The development process encountered significant challenges, starting with the need for robust firmware integration. The smart lock hardware utilized unique protocols that required precise synchronization between the firmware and the mobile application. Debugging and testing these protocols demanded meticulous iterations to ensure seamless operation across various scenarios.

Another challenge was establishing secure cloud communication. Given the sensitivity of user data and lock operation commands, the system needed to implement end-to-end encryption without compromising performance. Integrating Firebase and Ayla Cloud posed obstacles in achieving consistent real-time communication while adhering to stringent security requirements.

Ensuring compatibility with voice assistants like Alexa and Google Home posed significant technical challenges.

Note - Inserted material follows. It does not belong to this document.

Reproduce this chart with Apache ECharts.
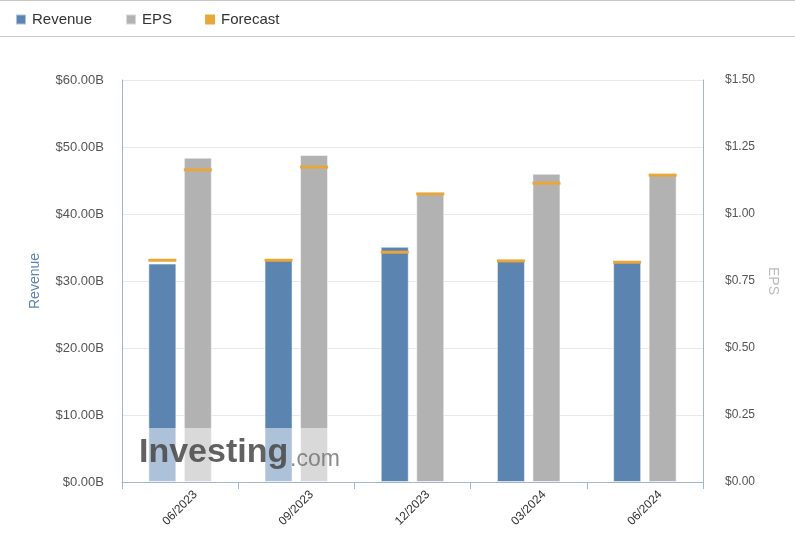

This required the development of reliable Java Alexa Skills and Google Home Actions, as well as ensuring these services work seamlessly with the app’s features. Overcoming latency issues and maintaining consistent responses to voice commands were critical challenges that we successfully addressed.

To ensure secure cloud communication, the team utilized AES encryption algorithms to protect data. The integration of Firebase and Ayla Cloud was optimized to provide real-time updates and notifications while maintaining user privacy. Extensive load testing was conducted to confirm the system’s reliability under heavy traffic conditions.

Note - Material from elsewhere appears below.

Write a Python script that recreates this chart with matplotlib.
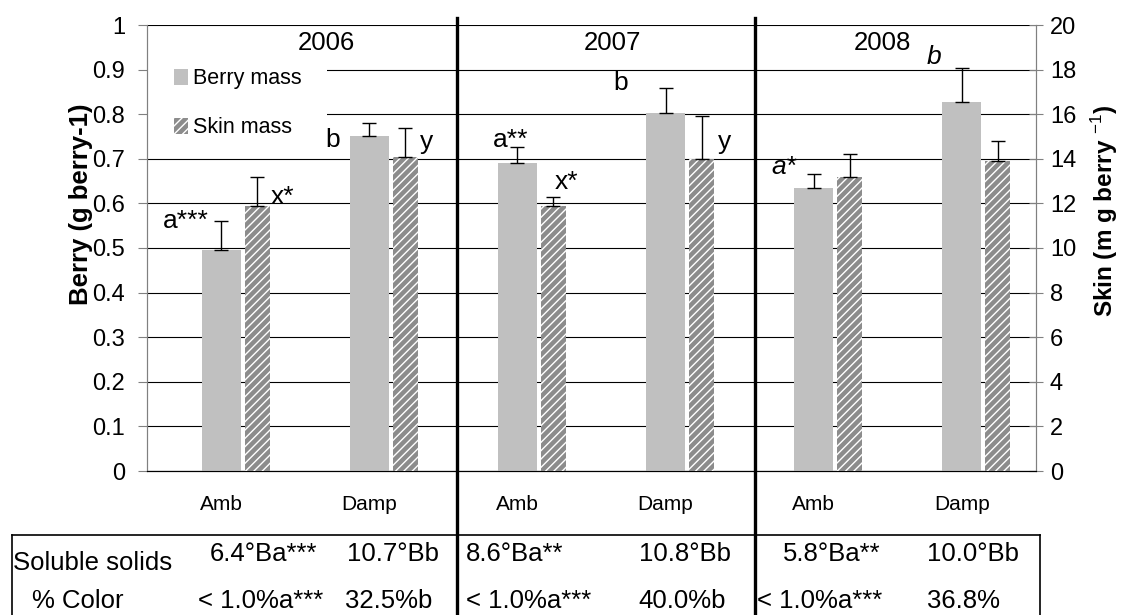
import numpy as np
import matplotlib.pyplot as plt
from matplotlib.lines import Line2D
from matplotlib.patches import Patch, Rectangle

plt.rcParams['font.family'] = ['Liberation Sans', 'DejaVu Sans']
plt.rcParams['hatch.linewidth'] = 1.0
plt.rcParams['hatch.color'] = 'white'
plt.rcParams['mathtext.fontset'] = 'custom'
plt.rcParams['mathtext.rm'] = 'Liberation Sans'

years = ['2006', '2007', '2008']
treatments = ['Amb', 'Damp', 'Amb', 'Damp', 'Amb', 'Damp']
berry_mass = [0.495, 0.751, 0.690, 0.802, 0.634, 0.827]
berry_err = [0.065, 0.029, 0.037, 0.056, 0.032, 0.077]
skin_mass = [11.9, 14.1, 11.9, 14.0, 13.2, 13.9]
skin_err = [1.3, 1.3, 0.4, 1.9, 1.0, 0.9]
berry_letters = ['a***', 'b', 'a**', 'b', 'a*', 'b']
skin_letters = ['x*', 'y', 'x*', 'y', '', '']
soluble_solids = ['6.4°Ba***', '10.7°Bb', '8.6°Ba**', '10.8°Bb', '5.8°Ba**', '10.0°Bb']
color_pct = ['< 1.0%a***', '32.5%b', '< 1.0%a***', '40.0%b', '< 1.0%a***', '36.8%']

# letter offsets from the top of each error bar
berry_dx = [-0.236, -0.25, -0.047, -0.30, -0.20, -0.19]
berry_dy = [0.0, -0.038, 0.015, 0.012, 0.016, 0.024]
berry_style = ['normal'] * 4 + ['italic'] * 2
skin_dx = [0.172, 0.145, 0.088, 0.155, 0, 0]
skin_dy = [-0.9, -0.65, 0.66, -1.15, 0, 0]

W, H = 1124, 615
fig = plt.figure(figsize=(W / 100, H / 100), dpi=100)
L, R, T, B = 147, 1036, 25, 471
ax = fig.add_axes([L / W, 1 - B / H, (R - L) / W, (B - T) / H])
ax2 = ax.twinx()

x = np.arange(len(treatments))
bw_berry, bw_skin, shift = 0.263, 0.169, 0.243

ax.bar(x, berry_mass, width=bw_berry, color='#c0c0c0', zorder=3)
ax.errorbar(x, berry_mass, yerr=[np.zeros(len(x)), berry_err], fmt='none',
            ecolor='black', elinewidth=1, capsize=5, capthick=1, zorder=4)
ax2.bar(x + shift, skin_mass, width=bw_skin, color='#8c8c8c', hatch='////',
        edgecolor='white', linewidth=0, zorder=3)
ax2.errorbar(x + shift, skin_mass, yerr=[np.zeros(len(x)), skin_err], fmt='none',
             ecolor='black', elinewidth=1, capsize=5, capthick=1, zorder=4)

ax.set_xlim(-0.5, 5.5)
ax.set_ylim(0, 1)
ax2.set_ylim(0, 20)
ax.set_yticks(np.arange(0, 1.01, 0.1))
ax.set_yticklabels(['0'] + ['%.1f' % v for v in np.arange(0.1, 0.95, 0.1)] + ['1'])
ax2.set_yticks(np.arange(0, 21, 2))
ax.yaxis.grid(True, color='black', linewidth=0.8, zorder=0)
ax.set_axisbelow(True)

ax.tick_params(axis='y', direction='out', length=6.5, width=0.8, pad=9.3,
               labelsize=17, color='#808080')
ax2.tick_params(axis='y', direction='inout', length=9.5, width=0.8, pad=5.3,
                labelsize=17, color='#808080')
ax.set_xticks(x)
ax.set_xticklabels(treatments, fontsize=15)
ax.tick_params(axis='x', length=0, pad=17.5)

for a in (ax, ax2):
    a.spines['top'].set_visible(False)
    a.spines['left'].set_color('#808080')
    a.spines['right'].set_color('#808080')
    a.spines['bottom'].set_color('black')

# white panel behind the legend
ax.add_patch(Rectangle((-0.5, 0.75), 1.215, 0.2, facecolor='white',
                       edgecolor='none', zorder=1))

handles = [Patch(facecolor='#c0c0c0', label='Berry mass'),
           Patch(facecolor='#8c8c8c', hatch='////', edgecolor='white',
                 linewidth=0, label='Skin mass')]
ax2.legend(handles=handles, loc='upper left', bbox_to_anchor=(0.03, 0.903),
           frameon=False, fontsize=15.5, labelspacing=1.3, handlelength=0.65,
           handleheight=0.75, handletextpad=0.25, borderpad=0, borderaxespad=0)

year_x = [0.708, 2.638, 4.466]
for yx, yr in zip(year_x, years):
    ax.text(yx, 0.96, yr, ha='center', va='center', fontsize=18.5, zorder=5)

for i in range(len(x)):
    ax.text(x[i] + berry_dx[i], berry_mass[i] + berry_err[i] + berry_dy[i],
            berry_letters[i], ha='center', va='center', fontsize=19,
            style=berry_style[i], zorder=5)
    if skin_letters[i]:
        ax2.text(x[i] + shift + skin_dx[i], skin_mass[i] + skin_err[i] + skin_dy[i],
                 skin_letters[i], ha='center', va='center', fontsize=19, zorder=5)

fig.text(81 / W, 1 - 204 / H, 'Berry (g berry-1)', rotation=90, ha='center',
         va='center', fontsize=18.5, fontweight='bold')
fig.text(1105 / W, 1 - 211 / H, 'Skin (m g berry $^{-1}$)', rotation=90, ha='center',
         va='center', fontsize=17.5, fontweight='bold')

# year dividers and the table underneath
def fig_line(x0, y0, x1, y1, lw):
    fig.add_artist(Line2D([x0 / W, x1 / W], [1 - y0 / H, 1 - y1 / H],
                          color='black', linewidth=lw))

fig_line(457, 18, 457, H, 2.4)
fig_line(755, 18, 755, H, 2.4)
fig_line(12, 535, 1040, 535, 1.2)
fig_line(12, 535, 12, H, 1.2)
fig_line(1040, 535, 1040, H, 1.2)

fig.text(13 / W, 1 - 563 / H, 'Soluble solids', ha='left', va='center', fontsize=18.5)
fig.text(32 / W, 1 - 601 / H, '% Color', ha='left', va='center', fontsize=18.5)
ss_x = [210, 347, 466, 639, 783, 927]
cp_x = [198, 345, 466, 638, 757, 927]
for i in range(len(x)):
    fig.text(ss_x[i] / W, 1 - 554 / H, soluble_solids[i], ha='left', va='center',
             fontsize=18.5)
    fig.text(cp_x[i] / W, 1 - 601 / H, color_pct[i], ha='left', va='center',
             fontsize=18.5)

fig.savefig('out.png', dpi=100)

To achieve seamless voice assistant functionality, the team developed robust Alexa Skills and Google Home Actions specifically designed for the smart lock’s unique features. They optimized command-response cycles and conducted iterative testing to ensure compatibility and reliability.

The smart lock’s keypad was powered by a Silicon Labs EFM32 microcontroller, selected for its ultra-low power capabilities and responsiveness. This component enabled efficient management of user input and device control while operating on minimal energy. Its architecture allowed the system to remain in deep sleep and activate instantly upon interaction, extending battery life without compromising performance. The integration of this MCU was key to achieving a responsive and energy-efficient IoT device.

The end result was a comprehensive, secure, and user-friendly smart lock system that exceeded client expectations, enabling users to manage their locks effortlessly, whether they are at home or away.